Mikolaj C
- Research Program Mentor
PhD candidate at University of Illinois at Chicago
Expertise
History of Material Culture in the US and Europe. Architecture and Design History, Art History, History, The History of Race in Europe, The History of Class in the US and Europe, The History of Housing in the US, The History of Housing in Europe, The History of the Cold War, The history of fashion in Europe in the 20th century, the role of furniture in European society in the 20th century, project that focus on theintersection of architecture and class, a history of the built environment in Central and Eastern Europe, a project that analyzes the way exchanges in the fields of architecture, design, and/or engineering established relationships between Eastern Europe and the Global South during the Cold War
Bio
I am a Ph.D. Candidate in the Art History Department at the University of Illinois at Chicago. My area of expertise is the history of architecture and design in Central and Eastern Europe from the middle of the 19th to the late 20th century. Currently, I am working on a dissertation. It examines the impact of transnational and transsystemic connections—those between the capitalist First World and the socialist Second World—on on the formation of Polish industrial design during the long sixties (1956-1976).
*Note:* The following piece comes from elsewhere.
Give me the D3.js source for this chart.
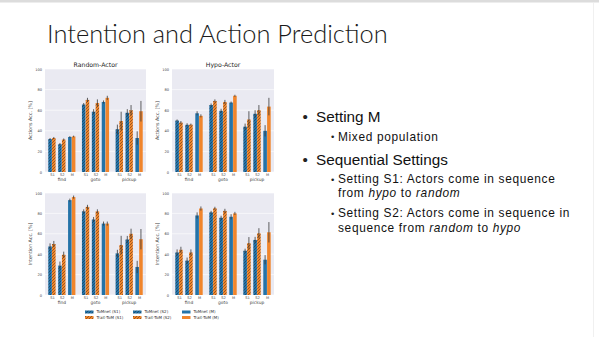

As an educator, I teach university courses in art, design, and architecture history and prepare students to write research papers art history. Perhaps because I read extensively in my career, I enjoy watching films during my free time. I especially enjoy films made in Central and Eastern Europe and Russia during the Cold War. They let me experience the material culture of the time and inform my thinking about issues in art and architecture.Project ideas
Beauty in the Everyday: The Wiener Werkstätte (Vienna Workshop) and the Production of Imperial Identity, 1903-1918
In 1903, the painter Koloman Moser and architect Josef Hoffmann established Wiener Werkstätte (Vienna Workshop) with Fritz Waerndorfer in Vienna. The design workshop brought together architects, artists, and artisans to create objects for everyday use. At the time, Vienna was one capital of a duel-monarchy, the Austro-Hungarian Empire. Home to close to a dozen different ethnolinguistic groups, which desired sovereignty in the form of a nation-state, the empire (particularly the Austrian half) struggled to develop a cohesive and coherent imperial identity for its subjects. This project examines the way the Wiener Werkstätte (Vienna Workshop) produced a unique aesthetic expression in the applied arts in order to instill an imperial identity among it's patrons during the short period of its existance under Austro-Hungarian rule, 1903-1918.